DATA PROVIDED:
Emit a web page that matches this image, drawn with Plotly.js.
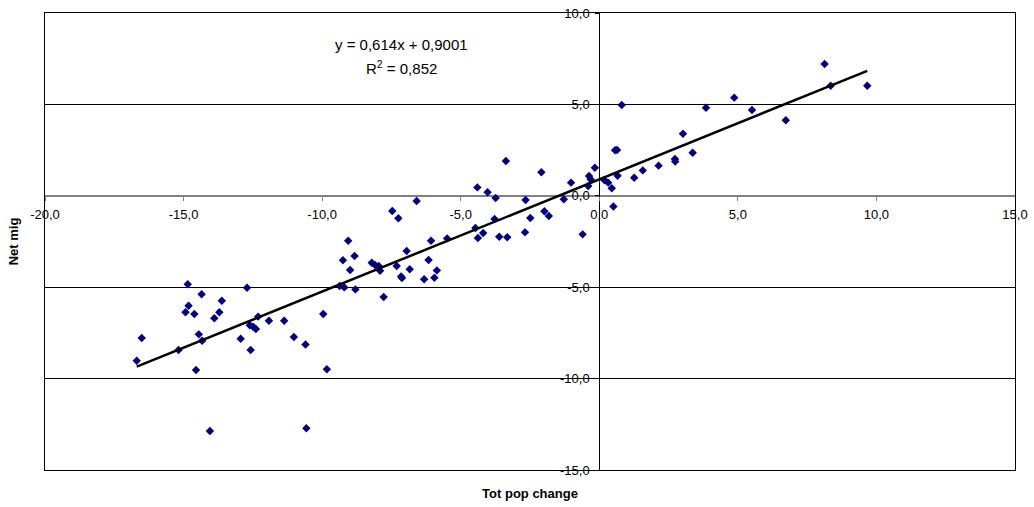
<!DOCTYPE html>
<html>
<head>
<meta charset="utf-8">
<script src="https://cdn.plot.ly/plotly-3.0.1.min.js"></script>
<style>
  html, body { margin: 0; padding: 0; background: #ffffff; }
  #chart { width: 1034px; height: 507px; }
</style>
</head>
<body>
<div id="chart"></div>
<script>
// Total population change (x) against net migration (y), one point per area
const totPopChange = [
  -14.85, -12.71, -14.35, -14.82, -13.62, -14.93, -14.61, -13.71, -13.89, -12.31,
  -11.92, -11.37, -12.61, -12.49, -12.39, -16.51, -14.45, -14.33, -12.94, -11.02,
  -10.60, -15.18, -12.58, -16.69, -14.55, -14.05, -10.57, -9.83, -9.96,
  -6.59, -7.47, -7.25, -9.06, -9.25, -8.83, -8.99, -6.95, -6.07, -5.49,
  -6.16, -8.21, -8.09, -7.96, -7.91, -7.31, -6.84, -5.86, -7.15, -7.12,
  -6.32, -5.95, -9.37, -9.20, -8.80, -7.78,
  -3.37, -2.09, -0.16, -4.40, -4.03, -3.74, -1.02, -0.37, -0.31, -0.40,
  -1.28, -2.66, -3.78, -2.49, -1.98, -1.82, -4.47, -4.38, -4.19, -3.61,
  -3.32, -2.68, -0.60,
  0.18, 0.32, 0.45, 0.51, 0.57, 0.64, 0.66, 0.81, 1.26, 1.57,
  2.14, 2.73, 2.74, 3.02, 3.37, 3.85, 4.87, 5.51, 6.73, 8.13,
  8.35, 9.67
];
const netMig = [
  -4.84, -5.03, -5.39, -6.01, -5.74, -6.37, -6.47, -6.37, -6.70, -6.61,
  -6.83, -6.83, -7.08, -7.16, -7.29, -7.78, -7.58, -7.93, -7.82, -7.72,
  -8.14, -8.44, -8.44, -9.02, -9.53, -12.87, -12.72, -9.49, -6.47,
  -0.28, -0.83, -1.23, -2.46, -3.53, -3.29, -4.06, -3.02, -2.46, -2.33,
  -3.51, -3.66, -3.79, -3.84, -4.10, -3.84, -4.02, -4.08, -4.42, -4.50,
  -4.57, -4.48, -4.93, -5.01, -5.12, -5.54,
  1.90, 1.29, 1.54, 0.46, 0.19, -0.12, 0.72, 1.08, 0.90, 0.54,
  -0.19, -0.23, -1.27, -1.21, -0.85, -1.11, -1.76, -2.31, -2.04, -2.24,
  -2.27, -2.00, -2.11,
  0.86, 0.72, 0.41, -0.59, 2.49, 2.51, 1.10, 4.97, 0.99, 1.39,
  1.65, 2.01, 1.87, 3.40, 2.36, 4.82, 5.37, 4.69, 4.13, 7.21,
  6.02, 6.02
];

// Linear trend as stated on the chart
const trendSlope = 0.614;
const trendIntercept = 0.9001;
const equationText = 'y = 0,614x + 0,9001';
const rSquaredText = 'R<sup>2</sup> = 0,852';

// Axis extents, ticks and their labels
const xRange = [-20, 15];
const yRange = [-15, 10];
const xTickVals = [-20, -15, -10, -5, 0, 5, 10, 15];
const xTickText = ['-20,0', '-15,0', '-10,0', '-5,0', '0,0', '5,0', '10,0', '15,0'];
const yTickVals = [-15, -10, -5, 0, 5, 10];
const yTickText = ['-15,0', '-10,0', '-5,0', '0,0', '5,0', '10,0'];
const xTitle = 'Tot pop change';
const yTitle = 'Net mig';

const xMin = Math.min(...totPopChange);
const xMax = Math.max(...totPopChange);
const trendX = [xMin, xMax];
const trendY = trendX.map(v => trendSlope * v + trendIntercept);

// Fraction of the plot where the value 0 sits, so the axes cross at the origin
const xZeroFrac = (0 - yRange[0]) / (yRange[1] - yRange[0]);
const yZeroFrac = (0 - xRange[0]) / (xRange[1] - xRange[0]);

const fontFamily = '"Liberation Sans", Arial, Helvetica, sans-serif';

const traces = [
  // Empty trace that keeps the framed base subplot (grid, border, titles)
  {
    type: 'scatter', mode: 'markers',
    x: [null], y: [null],
    xaxis: 'x', yaxis: 'y',
    hoverinfo: 'skip'
  },
  {
    type: 'scatter', mode: 'markers',
    x: totPopChange, y: netMig,
    xaxis: 'x2', yaxis: 'y2',
    marker: { symbol: 'diamond', size: 6.5, color: '#000080', line: { width: 0 } },
    hoverinfo: 'x+y'
  },
  {
    type: 'scatter', mode: 'lines',
    x: trendX, y: trendY,
    xaxis: 'x2', yaxis: 'y2',
    line: { color: '#000000', width: 2.5 },
    hoverinfo: 'skip'
  }
];

const layout = {
  width: 1034, height: 507,
  margin: { l: 45, r: 19, t: 13, b: 37, pad: 0 },
  paper_bgcolor: '#ffffff',
  plot_bgcolor: '#ffffff',
  showlegend: false,
  font: { family: fontFamily, size: 12, color: '#000000' },
  // Frame, horizontal grid and titles
  xaxis: {
    range: xRange, showgrid: false, zeroline: false,
    showline: true, mirror: true, linecolor: '#000000', linewidth: 1,
    showticklabels: false, ticks: '',
    title: { text: '<b>' + xTitle + '</b>', font: { size: 13, family: fontFamily }, standoff: 18 },
    automargin: false, fixedrange: true
  },
  yaxis: {
    range: yRange, tickmode: 'array', tickvals: yTickVals,
    showgrid: true, gridcolor: '#000000', gridwidth: 1, zeroline: false,
    showline: true, mirror: true, linecolor: '#000000', linewidth: 1,
    showticklabels: false, ticks: '',
    title: { text: '<b>' + yTitle + '</b>', font: { size: 13, family: fontFamily }, standoff: 22 },
    automargin: false, fixedrange: true
  },
  // Axes crossing at the origin, carrying the tick labels
  xaxis2: {
    overlaying: 'x', anchor: 'free', position: xZeroFrac,
    range: xRange, tickmode: 'array', tickvals: xTickVals, ticktext: xTickText,
    ticks: 'outside', ticklen: 4, tickcolor: '#808080', tickwidth: 1,
    ticklabelstandoff: 3,
    showline: true, linecolor: '#808080', linewidth: 2,
    showgrid: false, zeroline: false, layer: 'below traces',
    tickfont: { size: 13, family: fontFamily, color: '#000000' },
    automargin: false, fixedrange: true
  },
  yaxis2: {
    overlaying: 'y', anchor: 'free', position: yZeroFrac, side: 'left',
    range: yRange, tickmode: 'array', tickvals: yTickVals, ticktext: yTickText,
    ticks: 'outside', ticklen: 4, tickcolor: '#000000', tickwidth: 1,
    ticklabelstandoff: 3,
    showline: true, linecolor: '#000000', linewidth: 1,
    showgrid: false, zeroline: false, layer: 'below traces',
    tickfont: { size: 13, family: fontFamily, color: '#000000' },
    automargin: false, fixedrange: true
  },
  annotations: [
    {
      xref: 'paper', yref: 'paper', x: 0.368, y: 0.930,
      text: equationText, showarrow: false,
      xanchor: 'center', yanchor: 'middle',
      font: { size: 15, family: fontFamily, color: '#000000' }
    },
    {
      xref: 'paper', yref: 'paper', x: 0.368, y: 0.880,
      text: rSquaredText, showarrow: false,
      xanchor: 'center', yanchor: 'middle',
      font: { size: 15, family: fontFamily, color: '#000000' }
    }
  ]
};

Plotly.newPlot('chart', traces, layout, { staticPlot: true, displayModeBar: false });
</script>
</body>
</html>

AIM OF THE EXERCISE: Using the material above, return every line exactly as it appears, minus the pictures.

TASK SOLUTION:
Emit a web page that matches this image, drawn with Plotly.js.
<!DOCTYPE html>
<html>
<head>
<meta charset="utf-8">
<script src="https://cdn.plot.ly/plotly-3.0.1.min.js"></script>
<style>
  html, body { margin: 0; padding: 0; background: #ffffff; }
  #chart { width: 1034px; height: 507px; }
</style>
</head>
<body>
<div id="chart"></div>
<script>
// Total population change (x) against net migration (y), one point per area
const totPopChange = [
  -14.85, -12.71, -14.35, -14.82, -13.62, -14.93, -14.61, -13.71, -13.89, -12.31,
  -11.92, -11.37, -12.61, -12.49, -12.39, -16.51, -14.45, -14.33, -12.94, -11.02,
  -10.60, -15.18, -12.58, -16.69, -14.55, -14.05, -10.57, -9.83, -9.96,
  -6.59, -7.47, -7.25, -9.06, -9.25, -8.83, -8.99, -6.95, -6.07, -5.49,
  -6.16, -8.21, -8.09, -7.96, -7.91, -7.31, -6.84, -5.86, -7.15, -7.12,
  -6.32, -5.95, -9.37, -9.20, -8.80, -7.78,
  -3.37, -2.09, -0.16, -4.40, -4.03, -3.74, -1.02, -0.37, -0.31, -0.40,
  -1.28, -2.66, -3.78, -2.49, -1.98, -1.82, -4.47, -4.38, -4.19, -3.61,
  -3.32, -2.68, -0.60,
  0.18, 0.32, 0.45, 0.51, 0.57, 0.64, 0.66, 0.81, 1.26, 1.57,
  2.14, 2.73, 2.74, 3.02, 3.37, 3.85, 4.87, 5.51, 6.73, 8.13,
  8.35, 9.67
];
const netMig = [
  -4.84, -5.03, -5.39, -6.01, -5.74, -6.37, -6.47, -6.37, -6.70, -6.61,
  -6.83, -6.83, -7.08, -7.16, -7.29, -7.78, -7.58, -7.93, -7.82, -7.72,
  -8.14, -8.44, -8.44, -9.02, -9.53, -12.87, -12.72, -9.49, -6.47,
  -0.28, -0.83, -1.23, -2.46, -3.53, -3.29, -4.06, -3.02, -2.46, -2.33,
  -3.51, -3.66, -3.79, -3.84, -4.10, -3.84, -4.02, -4.08, -4.42, -4.50,
  -4.57, -4.48, -4.93, -5.01, -5.12, -5.54,
  1.90, 1.29, 1.54, 0.46, 0.19, -0.12, 0.72, 1.08, 0.90, 0.54,
  -0.19, -0.23, -1.27, -1.21, -0.85, -1.11, -1.76, -2.31, -2.04, -2.24,
  -2.27, -2.00, -2.11,
  0.86, 0.72, 0.41, -0.59, 2.49, 2.51, 1.10, 4.97, 0.99, 1.39,
  1.65, 2.01, 1.87, 3.40, 2.36, 4.82, 5.37, 4.69, 4.13, 7.21,
  6.02, 6.02
];

// Linear trend as stated on the chart
const trendSlope = 0.614;
const trendIntercept = 0.9001;
const equationText = 'y = 0,614x + 0,9001';
const rSquaredText = 'R<sup>2</sup> = 0,852';

// Axis extents, ticks and their labels
const xRange = [-20, 15];
const yRange = [-15, 10];
const xTickVals = [-20, -15, -10, -5, 0, 5, 10, 15];
const xTickText = ['-20,0', '-15,0', '-10,0', '-5,0', '0,0', '5,0', '10,0', '15,0'];
const yTickVals = [-15, -10, -5, 0, 5, 10];
const yTickText = ['-15,0', '-10,0', '-5,0', '0,0', '5,0', '10,0'];
const xTitle = 'Tot pop change';
const yTitle = 'Net mig';

const xMin = Math.min(...totPopChange);
const xMax = Math.max(...totPopChange);
const trendX = [xMin, xMax];
const trendY = trendX.map(v => trendSlope * v + trendIntercept);

// Fraction of the plot where the value 0 sits, so the axes cross at the origin
const xZeroFrac = (0 - yRange[0]) / (yRange[1] - yRange[0]);
const yZeroFrac = (0 - xRange[0]) / (xRange[1] - xRange[0]);

const fontFamily = '"Liberation Sans", Arial, Helvetica, sans-serif';

const traces = [
  // Empty trace that keeps the framed base subplot (grid, border, titles)
  {
    type: 'scatter', mode: 'markers',
    x: [null], y: [null],
    xaxis: 'x', yaxis: 'y',
    hoverinfo: 'skip'
  },
  {
    type: 'scatter', mode: 'markers',
    x: totPopChange, y: netMig,
    xaxis: 'x2', yaxis: 'y2',
    marker: { symbol: 'diamond', size: 6.5, color: '#000080', line: { width: 0 } },
    hoverinfo: 'x+y'
  },
  {
    type: 'scatter', mode: 'lines',
    x: trendX, y: trendY,
    xaxis: 'x2', yaxis: 'y2',
    line: { color: '#000000', width: 2.5 },
    hoverinfo: 'skip'
  }
];

const layout = {
  width: 1034, height: 507,
  margin: { l: 45, r: 19, t: 13, b: 37, pad: 0 },
  paper_bgcolor: '#ffffff',
  plot_bgcolor: '#ffffff',
  showlegend: false,
  font: { family: fontFamily, size: 12, color: '#000000' },
  // Frame, horizontal grid and titles
  xaxis: {
    range: xRange, showgrid: false, zeroline: false,
    showline: true, mirror: true, linecolor: '#000000', linewidth: 1,
    showticklabels: false, ticks: '',
    title: { text: '<b>' + xTitle + '</b>', font: { size: 13, family: fontFamily }, standoff: 18 },
    automargin: false, fixedrange: true
  },
  yaxis: {
    range: yRange, tickmode: 'array', tickvals: yTickVals,
    showgrid: true, gridcolor: '#000000', gridwidth: 1, zeroline: false,
    showline: true, mirror: true, linecolor: '#000000', linewidth: 1,
    showticklabels: false, ticks: '',
    title: { text: '<b>' + yTitle + '</b>', font: { size: 13, family: fontFamily }, standoff: 22 },
    automargin: false, fixedrange: true
  },
  // Axes crossing at the origin, carrying the tick labels
  xaxis2: {
    overlaying: 'x', anchor: 'free', position: xZeroFrac,
    range: xRange, tickmode: 'array', tickvals: xTickVals, ticktext: xTickText,
    ticks: 'outside', ticklen: 4, tickcolor: '#808080', tickwidth: 1,
    ticklabelstandoff: 3,
    showline: true, linecolor: '#808080', linewidth: 2,
    showgrid: false, zeroline: false, layer: 'below traces',
    tickfont: { size: 13, family: fontFamily, color: '#000000' },
    automargin: false, fixedrange: true
  },
  yaxis2: {
    overlaying: 'y', anchor: 'free', position: yZeroFrac, side: 'left',
    range: yRange, tickmode: 'array', tickvals: yTickVals, ticktext: yTickText,
    ticks: 'outside', ticklen: 4, tickcolor: '#000000', tickwidth: 1,
    ticklabelstandoff: 3,
    showline: true, linecolor: '#000000', linewidth: 1,
    showgrid: false, zeroline: false, layer: 'below traces',
    tickfont: { size: 13, family: fontFamily, color: '#000000' },
    automargin: false, fixedrange: true
  },
  annotations: [
    {
      xref: 'paper', yref: 'paper', x: 0.368, y: 0.930,
      text: equationText, showarrow: false,
      xanchor: 'center', yanchor: 'middle',
      font: { size: 15, family: fontFamily, color: '#000000' }
    },
    {
      xref: 'paper', yref: 'paper', x: 0.368, y: 0.880,
      text: rSquaredText, showarrow: false,
      xanchor: 'center', yanchor: 'middle',
      font: { size: 15, family: fontFamily, color: '#000000' }
    }
  ]
};

Plotly.newPlot('chart', traces, layout, { staticPlot: true, displayModeBar: false });
</script>
</body>
</html>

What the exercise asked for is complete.